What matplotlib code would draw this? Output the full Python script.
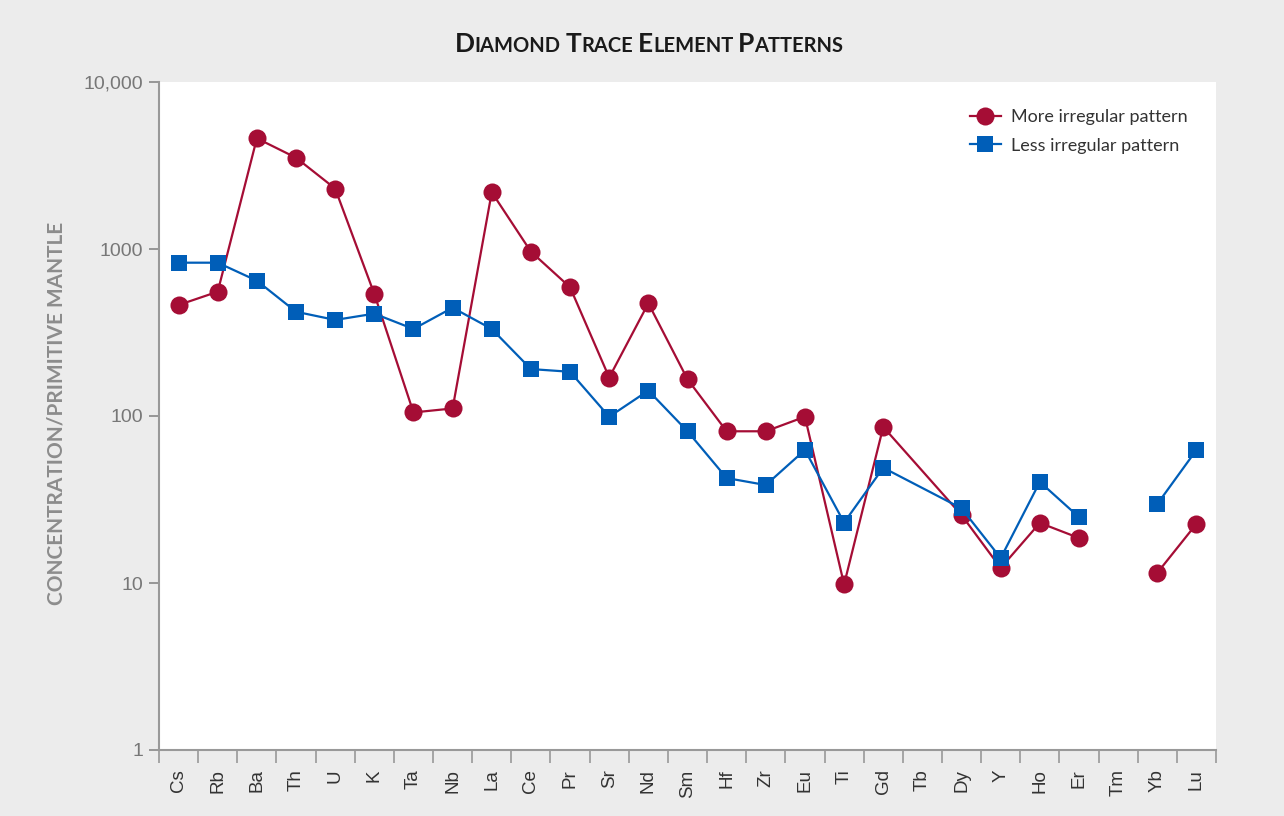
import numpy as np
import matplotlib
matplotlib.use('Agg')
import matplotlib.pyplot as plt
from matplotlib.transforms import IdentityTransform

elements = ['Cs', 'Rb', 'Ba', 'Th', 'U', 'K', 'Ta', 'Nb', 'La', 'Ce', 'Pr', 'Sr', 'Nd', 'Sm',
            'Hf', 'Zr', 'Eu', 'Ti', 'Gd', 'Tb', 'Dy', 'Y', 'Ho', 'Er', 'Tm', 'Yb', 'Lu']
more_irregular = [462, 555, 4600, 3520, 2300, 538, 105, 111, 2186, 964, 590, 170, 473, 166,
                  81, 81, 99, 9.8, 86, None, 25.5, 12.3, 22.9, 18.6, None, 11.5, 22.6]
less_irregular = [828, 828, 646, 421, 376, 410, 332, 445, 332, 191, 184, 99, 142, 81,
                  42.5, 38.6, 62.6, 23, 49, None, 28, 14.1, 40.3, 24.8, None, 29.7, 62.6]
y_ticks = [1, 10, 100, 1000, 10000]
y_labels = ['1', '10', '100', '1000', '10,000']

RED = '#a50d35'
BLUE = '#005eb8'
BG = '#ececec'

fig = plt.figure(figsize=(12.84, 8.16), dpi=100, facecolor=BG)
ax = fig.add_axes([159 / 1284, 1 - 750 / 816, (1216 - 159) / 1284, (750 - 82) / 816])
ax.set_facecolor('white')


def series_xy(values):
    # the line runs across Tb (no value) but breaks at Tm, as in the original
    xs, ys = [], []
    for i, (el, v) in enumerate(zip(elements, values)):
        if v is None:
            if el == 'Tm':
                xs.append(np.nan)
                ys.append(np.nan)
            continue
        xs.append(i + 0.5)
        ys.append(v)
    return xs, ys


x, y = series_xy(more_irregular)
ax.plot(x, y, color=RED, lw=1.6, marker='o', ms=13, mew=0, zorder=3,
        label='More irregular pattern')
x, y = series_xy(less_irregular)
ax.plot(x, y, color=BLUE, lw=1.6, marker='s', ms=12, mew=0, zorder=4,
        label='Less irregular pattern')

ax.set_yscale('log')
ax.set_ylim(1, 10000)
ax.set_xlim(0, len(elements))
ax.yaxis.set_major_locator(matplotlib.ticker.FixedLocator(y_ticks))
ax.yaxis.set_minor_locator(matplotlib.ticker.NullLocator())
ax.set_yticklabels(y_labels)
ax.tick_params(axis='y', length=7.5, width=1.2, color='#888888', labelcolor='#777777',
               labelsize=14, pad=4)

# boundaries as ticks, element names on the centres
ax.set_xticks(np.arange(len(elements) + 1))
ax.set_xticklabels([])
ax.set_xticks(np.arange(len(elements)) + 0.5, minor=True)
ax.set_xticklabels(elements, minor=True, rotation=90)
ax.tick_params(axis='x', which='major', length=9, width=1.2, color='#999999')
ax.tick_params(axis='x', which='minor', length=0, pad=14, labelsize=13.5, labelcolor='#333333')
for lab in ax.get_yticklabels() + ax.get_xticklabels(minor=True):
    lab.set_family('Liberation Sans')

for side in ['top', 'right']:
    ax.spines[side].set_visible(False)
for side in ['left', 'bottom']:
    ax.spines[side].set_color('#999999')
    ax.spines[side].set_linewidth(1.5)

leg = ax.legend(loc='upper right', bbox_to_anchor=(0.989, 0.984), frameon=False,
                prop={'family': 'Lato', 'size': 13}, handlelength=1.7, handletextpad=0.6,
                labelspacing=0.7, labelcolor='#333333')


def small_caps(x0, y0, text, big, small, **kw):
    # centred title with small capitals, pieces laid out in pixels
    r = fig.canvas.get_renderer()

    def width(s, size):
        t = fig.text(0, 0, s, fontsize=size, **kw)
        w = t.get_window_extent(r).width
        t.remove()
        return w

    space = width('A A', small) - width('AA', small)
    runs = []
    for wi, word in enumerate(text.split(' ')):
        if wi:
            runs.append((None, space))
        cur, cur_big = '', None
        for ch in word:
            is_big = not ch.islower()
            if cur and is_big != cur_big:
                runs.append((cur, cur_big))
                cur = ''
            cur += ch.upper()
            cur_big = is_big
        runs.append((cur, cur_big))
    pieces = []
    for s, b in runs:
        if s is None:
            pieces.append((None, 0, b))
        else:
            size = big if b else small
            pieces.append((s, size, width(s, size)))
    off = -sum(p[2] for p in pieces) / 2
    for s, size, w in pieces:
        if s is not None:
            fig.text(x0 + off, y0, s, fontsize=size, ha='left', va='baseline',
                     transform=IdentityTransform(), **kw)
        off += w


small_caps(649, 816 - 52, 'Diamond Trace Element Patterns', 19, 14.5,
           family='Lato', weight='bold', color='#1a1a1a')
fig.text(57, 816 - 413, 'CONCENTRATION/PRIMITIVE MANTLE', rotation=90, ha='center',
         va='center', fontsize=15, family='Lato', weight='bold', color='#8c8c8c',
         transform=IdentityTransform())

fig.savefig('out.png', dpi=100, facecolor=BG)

::::::::

* [WHAT YOU NEED TO DO] Leave the pictures out and copy the rest of the data exactly.

* [SOLUTION FOR THIS TASK]
What matplotlib code would draw this? Output the full Python script.
import numpy as np
import matplotlib
matplotlib.use('Agg')
import matplotlib.pyplot as plt
from matplotlib.transforms import IdentityTransform

elements = ['Cs', 'Rb', 'Ba', 'Th', 'U', 'K', 'Ta', 'Nb', 'La', 'Ce', 'Pr', 'Sr', 'Nd', 'Sm',
            'Hf', 'Zr', 'Eu', 'Ti', 'Gd', 'Tb', 'Dy', 'Y', 'Ho', 'Er', 'Tm', 'Yb', 'Lu']
more_irregular = [462, 555, 4600, 3520, 2300, 538, 105, 111, 2186, 964, 590, 170, 473, 166,
                  81, 81, 99, 9.8, 86, None, 25.5, 12.3, 22.9, 18.6, None, 11.5, 22.6]
less_irregular = [828, 828, 646, 421, 376, 410, 332, 445, 332, 191, 184, 99, 142, 81,
                  42.5, 38.6, 62.6, 23, 49, None, 28, 14.1, 40.3, 24.8, None, 29.7, 62.6]
y_ticks = [1, 10, 100, 1000, 10000]
y_labels = ['1', '10', '100', '1000', '10,000']

RED = '#a50d35'
BLUE = '#005eb8'
BG = '#ececec'

fig = plt.figure(figsize=(12.84, 8.16), dpi=100, facecolor=BG)
ax = fig.add_axes([159 / 1284, 1 - 750 / 816, (1216 - 159) / 1284, (750 - 82) / 816])
ax.set_facecolor('white')


def series_xy(values):
    # the line runs across Tb (no value) but breaks at Tm, as in the original
    xs, ys = [], []
    for i, (el, v) in enumerate(zip(elements, values)):
        if v is None:
            if el == 'Tm':
                xs.append(np.nan)
                ys.append(np.nan)
            continue
        xs.append(i + 0.5)
        ys.append(v)
    return xs, ys


x, y = series_xy(more_irregular)
ax.plot(x, y, color=RED, lw=1.6, marker='o', ms=13, mew=0, zorder=3,
        label='More irregular pattern')
x, y = series_xy(less_irregular)
ax.plot(x, y, color=BLUE, lw=1.6, marker='s', ms=12, mew=0, zorder=4,
        label='Less irregular pattern')

ax.set_yscale('log')
ax.set_ylim(1, 10000)
ax.set_xlim(0, len(elements))
ax.yaxis.set_major_locator(matplotlib.ticker.FixedLocator(y_ticks))
ax.yaxis.set_minor_locator(matplotlib.ticker.NullLocator())
ax.set_yticklabels(y_labels)
ax.tick_params(axis='y', length=7.5, width=1.2, color='#888888', labelcolor='#777777',
               labelsize=14, pad=4)

# boundaries as ticks, element names on the centres
ax.set_xticks(np.arange(len(elements) + 1))
ax.set_xticklabels([])
ax.set_xticks(np.arange(len(elements)) + 0.5, minor=True)
ax.set_xticklabels(elements, minor=True, rotation=90)
ax.tick_params(axis='x', which='major', length=9, width=1.2, color='#999999')
ax.tick_params(axis='x', which='minor', length=0, pad=14, labelsize=13.5, labelcolor='#333333')
for lab in ax.get_yticklabels() + ax.get_xticklabels(minor=True):
    lab.set_family('Liberation Sans')

for side in ['top', 'right']:
    ax.spines[side].set_visible(False)
for side in ['left', 'bottom']:
    ax.spines[side].set_color('#999999')
    ax.spines[side].set_linewidth(1.5)

leg = ax.legend(loc='upper right', bbox_to_anchor=(0.989, 0.984), frameon=False,
                prop={'family': 'Lato', 'size': 13}, handlelength=1.7, handletextpad=0.6,
                labelspacing=0.7, labelcolor='#333333')


def small_caps(x0, y0, text, big, small, **kw):
    # centred title with small capitals, pieces laid out in pixels
    r = fig.canvas.get_renderer()

    def width(s, size):
        t = fig.text(0, 0, s, fontsize=size, **kw)
        w = t.get_window_extent(r).width
        t.remove()
        return w

    space = width('A A', small) - width('AA', small)
    runs = []
    for wi, word in enumerate(text.split(' ')):
        if wi:
            runs.append((None, space))
        cur, cur_big = '', None
        for ch in word:
            is_big = not ch.islower()
            if cur and is_big != cur_big:
                runs.append((cur, cur_big))
                cur = ''
            cur += ch.upper()
            cur_big = is_big
        runs.append((cur, cur_big))
    pieces = []
    for s, b in runs:
        if s is None:
            pieces.append((None, 0, b))
        else:
            size = big if b else small
            pieces.append((s, size, width(s, size)))
    off = -sum(p[2] for p in pieces) / 2
    for s, size, w in pieces:
        if s is not None:
            fig.text(x0 + off, y0, s, fontsize=size, ha='left', va='baseline',
                     transform=IdentityTransform(), **kw)
        off += w


small_caps(649, 816 - 52, 'Diamond Trace Element Patterns', 19, 14.5,
           family='Lato', weight='bold', color='#1a1a1a')
fig.text(57, 816 - 413, 'CONCENTRATION/PRIMITIVE MANTLE', rotation=90, ha='center',
         va='center', fontsize=15, family='Lato', weight='bold', color='#8c8c8c',
         transform=IdentityTransform())

fig.savefig('out.png', dpi=100, facecolor=BG)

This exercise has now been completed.